6. Create Multiple Income Streams

One of the most effective strategies for financial independence is building multiple streams of income:

  • Side hustles: Freelance work, tutoring, online sales.
  • Passive income: Dividends, interest, rental income.
  • Digital assets: Blogging, e-books, online courses.

More income gives you greater flexibility, allows you to save and invest more, and shortens your path to freedom.

7. Review and Adjust Regularly

Your financial plan isn’t static. Life changes—new jobs, family responsibilities, economic shifts—so should your strategy.

Tips:

  • Review your budget monthly.
  • Rebalance your investment portfolio annually.
  • Revisit your financial goals every 6 months.

8. Stay Educated and Motivated

Financial literacy is key. Read books, watch videos, follow personal finance blogs, or take free online courses. The more you know, the smarter decisions you’ll make.

9. Set Clear Financial Goals

Freedom means different things to different people:

  • For some, it’s retiring at 40.
  • For others, it’s owning a house, traveling the world, or sending kids to college without loans.

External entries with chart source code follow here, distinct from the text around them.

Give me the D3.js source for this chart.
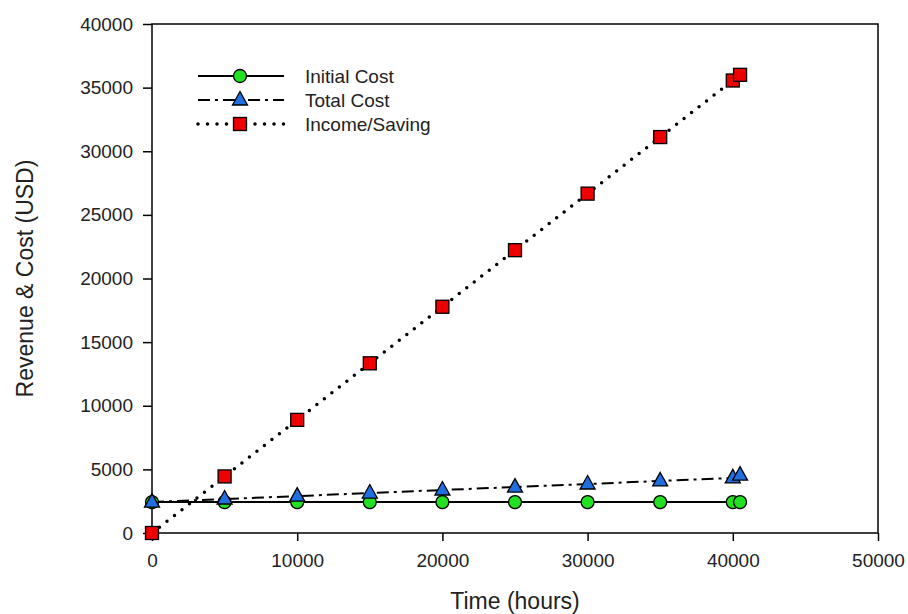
<!DOCTYPE html>
<html>
<head>
<meta charset="utf-8">
<title>Revenue & Cost</title>
<script src="https://cdn.jsdelivr.net/npm/d3@7"></script>
<style>
	html, body { margin: 0; padding: 0; background: white; }
	body { font-family: Arial, "Liberation Sans", sans-serif; }
	.axis text { font-size: 19px; fill: #222; font-family: Arial, "Liberation Sans", sans-serif; }
	.axis path, .axis line { stroke: #000; stroke-width: 1.5; }
</style>
</head>
<body>
<svg id="chart" width="908" height="614"></svg>
<script>

// data
var hours = [0, 5000, 10000, 15000, 20000, 25000, 30000, 35000, 40000, 40500];
var initialCost = [2430, 2430, 2430, 2430, 2430, 2430, 2430, 2430, 2430, 2430];
var totalCost = [2430, 2670, 2900, 3140, 3380, 3610, 3850, 4090, 4330, 4550];
var incomeSaving = [0, 4445, 8890, 13335, 17780, 22225, 26670, 31115, 35560, 36005];

var xTicks = [0, 10000, 20000, 30000, 40000, 50000];
var yTicks = [0, 5000, 10000, 15000, 20000, 25000, 30000, 35000, 40000];

var series = [
	{ name: "Initial Cost", values: initialCost, marker: "circle", fill: "#22e022", dash: null },
	{ name: "Total Cost", values: totalCost, marker: "triangle", fill: "#1f6fe0", dash: "12,5,3,5" },
	{ name: "Income/Saving", values: incomeSaving, marker: "square", fill: "#ee0000", dash: "0,9.5" }
];

var margin = { top: 24, right: 30, bottom: 81, left: 152 };
var width = 908 - margin.left - margin.right;
var height = 614 - margin.top - margin.bottom;

var svg = d3.select("#chart");
var g = svg.append("g").attr("transform", "translate(" + margin.left + "," + margin.top + ")");

var x = d3.scaleLinear().domain([0, 50000]).range([0, width]);
var y = d3.scaleLinear().domain([0, 40000]).range([height, 0]);

// frame
g.append("rect")
	.attr("width", width)
	.attr("height", height)
	.attr("fill", "none")
	.attr("stroke", "#000")
	.attr("stroke-width", 1.5);

g.append("g")
	.attr("class", "axis")
	.attr("transform", "translate(0," + height + ")")
	.call(d3.axisBottom(x).tickValues(xTicks).tickFormat(d3.format("d")).tickSizeOuter(0).tickSize(8).tickPadding(13));

g.append("g")
	.attr("class", "axis")
	.call(d3.axisLeft(y).tickValues(yTicks).tickFormat(d3.format("d")).tickSizeOuter(0).tickSize(9).tickPadding(10));

g.selectAll(".axis .domain").remove();

// axis titles
svg.append("text")
	.attr("x", margin.left + width / 2)
	.attr("y", 609)
	.attr("text-anchor", "middle")
	.style("font-size", "23px")
	.style("fill", "#222")
	.text("Time (hours)");

svg.append("text")
	.attr("transform", "translate(33," + (margin.top + height / 2) + ") rotate(-90)")
	.attr("text-anchor", "middle")
	.style("font-size", "23px")
	.style("fill", "#222")
	.text("Revenue & Cost (USD)");

var line = d3.line()
	.x(function(d) { return x(d[0]); })
	.y(function(d) { return y(d[1]); });

function drawMarker(sel, type, fill) {
	if (type === "circle") {
		sel.append("circle").attr("r", 6.5);
	} else if (type === "triangle") {
		sel.append("path").attr("d", "M0,-8.5L7.5,5L-7.5,5Z");
	} else {
		sel.append("rect").attr("x", -6.5).attr("y", -6.5).attr("width", 13).attr("height", 13);
	}
	sel.selectAll("*")
		.attr("fill", fill)
		.attr("stroke", "#000")
		.attr("stroke-width", 1.3);
}

function styleLine(sel, s) {
	sel.attr("fill", "none")
		.attr("stroke", "#000")
		.attr("stroke-width", s.marker === "square" ? 3.5 : 2)
		.attr("stroke-linecap", s.marker === "square" ? "round" : "butt")
		.attr("stroke-dasharray", s.dash);
}

// lines first, then markers on top
series.forEach(function(s) {
	var pts = hours.map(function(h, i) { return [h, s.values[i]]; });
	g.append("path").datum(pts).attr("d", line).call(styleLine, s);
});

series.forEach(function(s) {
	var pts = hours.map(function(h, i) { return [h, s.values[i]]; });
	g.selectAll(".m-" + s.marker)
		.data(pts)
		.enter().append("g")
		.attr("class", "m-" + s.marker)
		.attr("transform", function(d) { return "translate(" + x(d[0]) + "," + y(d[1]) + ")"; })
		.each(function() { drawMarker(d3.select(this), s.marker, s.fill); });
});

// legend
var legend = svg.append("g");
var legendY = [76, 100, 124];
series.forEach(function(s, i) {
	var row = legend.append("g").attr("transform", "translate(0," + legendY[i] + ")");
	row.append("path").attr("d", "M198,0L284,0").call(styleLine, s);
	var m = row.append("g").attr("transform", "translate(240,0)");
	drawMarker(m, s.marker, s.fill);
	row.append("text")
		.attr("x", 305)
		.attr("dy", "0.36em")
		.style("font-size", "19px")
		.style("fill", "#222")
		.text(s.name);
});

</script>
</body>
</html>
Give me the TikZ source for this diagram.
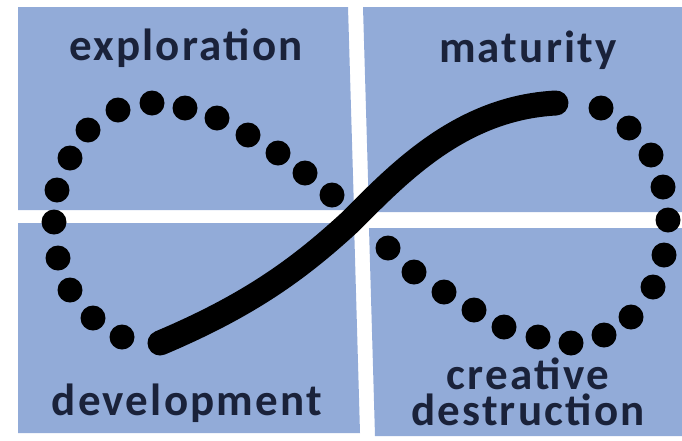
\documentclass[tikz,border=0pt]{standalone}
\usepackage{fontspec}
\setmainfont{Carlito}
\newfontfamily\labfont[LetterSpace=5]{Carlito}
\definecolor{qblue}{RGB}{146,171,216}
\definecolor{ink}{RGB}{26,34,58}
\begin{document}
\begin{tikzpicture}[x=1pt,y=-1pt,
  quad/.style={fill=qblue},
  dotmark/.style={fill=black},
  sline/.style={line width=25pt, line cap=round, black},
  lab/.style={text=ink, font=\labfont\fontsize{45}{36}\selectfont\bfseries, anchor=base, inner sep=0pt, align=center}]
\useasboundingbox (0,0) rectangle (682,440);
\fill[white] (0,0) rectangle (682,440);
% quadrants
\fill[quad] (18,7) -- (348,7) -- (354,210) -- (18,210) -- cycle;
\fill[quad] (363,7) -- (682,7) -- (682,212) -- (369,212) -- cycle;
\fill[quad] (18,223) -- (354,223) -- (360,433) -- (18,433) -- cycle;
\fill[quad] (369,228) -- (682,228) -- (682,436) -- (375,436) -- cycle;
% dots
\foreach \p in {(122,337),(93,318),(70,290),(58,258),(54,222),(57,190),(70,158),(88,130),(118,110),(152,103),(185,108),(217,118),(248,135),(278,153),(305,173),(332,195),
  (601,108),(629,128),(651,155),(663,187),(668,220),(664,255),(653,287),(631,317),(604,335),(571,343),(538,337),(504,327),(474,310),(444,292),(414,272),(388,248)}
  \fill[dotmark] \p circle (12.5);
% solid S-curve
\coordinate (sstart) at (160,343);
\coordinate (smid) at (350,222);
\coordinate (send) at (556,103);
\draw[sline] (sstart) .. controls (250,305) and (300,268) .. (smid)
                      .. controls (398,174) and (460,108) .. (send);
% labels
\node[lab] (explo) at (186,60) {exploration};
\node[lab] (matur) at (528,62) {maturity};
\node[lab] (devel) at (187,415) {development};
\node[lab] (credes) at (528,425) {creative\\destruction};
\end{tikzpicture}
\end{document}
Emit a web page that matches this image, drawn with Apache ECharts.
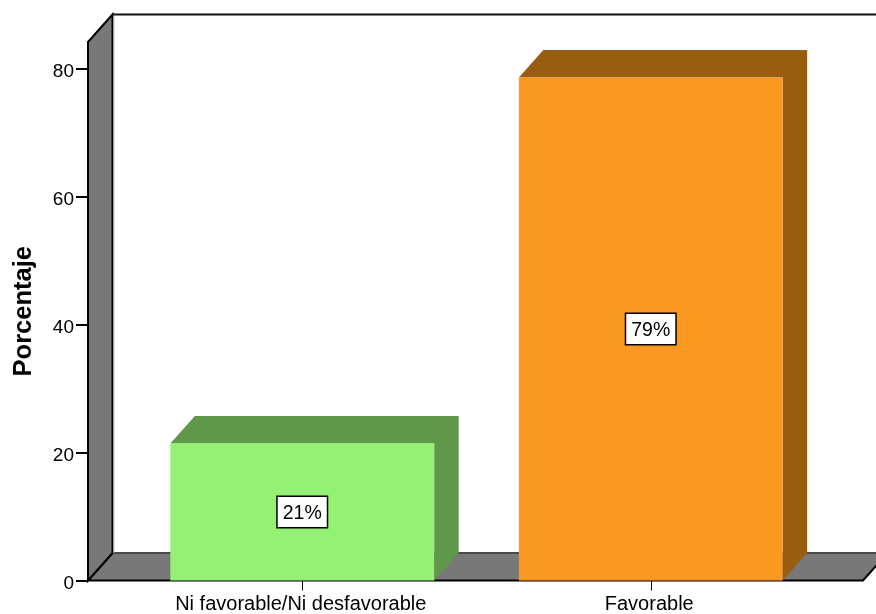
<!DOCTYPE html>
<html>
<head>
<meta charset="utf-8">
<style>html,body{margin:0;padding:0;background:#fff}#c{width:876px;height:614px}</style>
<script src="https://cdn.jsdelivr.net/npm/echarts@6/dist/echarts.min.js"></script>
</head>
<body>
<div id="c"></div>
<script>
const categories = ['Ni favorable/Ni desfavorable', 'Favorable'];
const values = [21.4, 78.6];
const barColors = ['#95f174', '#fb981f'];
const sideColors = ['#5f9848', '#995d12'];
const yTicks = [0, 20, 40, 60, 80];

const font = '"Liberation Sans", Arial, sans-serif';
const depthX = 24.5, depthY = 27.5;

const chart = echarts.init(document.getElementById('c'), null, {renderer: 'canvas'});

function renderFrame(params, api) {
  const cs = params.coordSys;
  const left = cs.x - 40, right = cs.x + cs.width + 38;
  const top = cs.y, bottom = cs.y + cs.height;
  const wallStyle = {fill: '#787878', stroke: '#000', lineWidth: 2, lineJoin: 'miter'};
  return {
    type: 'group',
    children: [
      {type: 'polygon', shape: {points: [[left + depthX, bottom - depthY], [right + depthX, bottom - depthY], [right, bottom], [left, bottom]]},
        style: wallStyle},
      {type: 'line', shape: {x1: left + depthX, y1: bottom - depthY, x2: right + depthX, y2: bottom - depthY},
        style: {stroke: '#4a4a4a', lineWidth: 2}},
      {type: 'polygon', shape: {points: [[left, top], [left + depthX, top - depthY], [left + depthX, bottom - depthY], [left, bottom]]},
        style: wallStyle},
      {type: 'line', shape: {x1: left + depthX + 1.5, y1: top - depthY + 1, x2: left + depthX + 1.5, y2: bottom - depthY},
        style: {stroke: '#c4c4c4', lineWidth: 1}},
      {type: 'line', shape: {x1: left + depthX, y1: top - depthY, x2: right + depthX, y2: top - depthY},
        style: {stroke: '#111', lineWidth: 2}}
    ]
  };
}

function renderBar(params, api) {
  const i = api.value(0), v = api.value(1);
  const base = api.coord([i, 0]), tip = api.coord([i, v]);
  const w = api.size([1, 0])[0] * 0.757;
  const x0 = base[0] - w / 2, x1 = base[0] + w / 2, y0 = base[1], y1 = tip[1];
  return {
    type: 'group',
    children: [
      {type: 'polygon', shape: {points: [[x0, y1], [x0 + depthX, y1 - depthY], [x1 + depthX, y1 - depthY], [x1 + depthX, y0 - depthY], [x1, y0], [x1, y1]]},
        style: {fill: sideColors[i]}},
      {type: 'rect', shape: {x: x0, y: y1, width: w, height: y0 - y1},
        style: {fill: barColors[i]}},
      {type: 'text', x: base[0], y: (y0 + y1) / 2 - 15,
        style: {text: Math.round(v) + '%', font: '19.5px ' + font, fill: '#000', align: 'center', verticalAlign: 'top', lineHeight: 20,
          backgroundColor: '#fff', borderColor: '#000', borderWidth: 1.5, padding: [7, 5, 3, 5]}}
    ]
  };
}

chart.setOption({
  animation: false,
  backgroundColor: '#fff',
  grid: {left: 128, right: 51, top: 42, bottom: 33.5, outerBoundsMode: 'none'},
  xAxis: {
    type: 'category',
    data: categories,
    axisLine: {show: false},
    axisTick: {show: true, alignWithLabel: true, length: 10, lineStyle: {color: '#000', width: 1}},
    axisLabel: {color: '#000', fontFamily: font, fontSize: 20, margin: 14, interval: 0, padding: [0, 3, 0, 0]},
    splitLine: {show: false}
  },
  yAxis: {
    type: 'value',
    min: 0,
    max: 84.14,
    interval: 20,
    offset: 40,
    name: 'Porcentaje',
    nameLocation: 'middle',
    nameGap: 51,
    nameTextStyle: {color: '#000', fontFamily: font, fontSize: 25.5, fontWeight: 'bold'},
    axisLine: {show: true, lineStyle: {color: '#000', width: 2}},
    axisTick: {show: true, length: 12, customValues: yTicks, lineStyle: {color: '#000', width: 2}},
    axisLabel: {color: '#000', fontFamily: font, fontSize: 19, margin: 14, customValues: yTicks,
      verticalAlign: 'top', lineHeight: 20, padding: [-7, 0, 0, 0]},
    splitLine: {show: false}
  },
  series: [
    {type: 'custom', clip: false, z: 1, silent: true, renderItem: renderFrame, data: [[0, 0]]},
    {type: 'custom', clip: false, z: 3, silent: true, renderItem: renderBar,
      data: values.map((v, i) => [i, v])}
  ]
});
</script>
</body>
</html>
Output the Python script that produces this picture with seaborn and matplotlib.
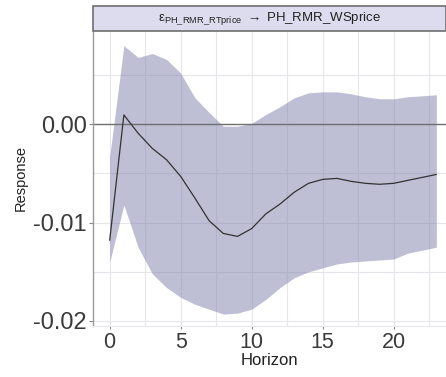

Write down your goals, break them into short, medium, and long-term categories, and track your progress.

10. Celebrate Small Wins

Finally, celebrate milestones: clearing a credit card, reaching a savings goal, or seeing your investments grow. These wins build motivation and momentum.

Final Thoughts

Achieving financial freedom isn’t about how much you earn—it’s about how well you budget, save, and invest. The Financial Freedom Formula is simple in theory but requires consistency and commitment. Start small, stay disciplined, and over time, you’ll find yourself living life on your terms—not bound by financial limitations, but empowered by financial choices.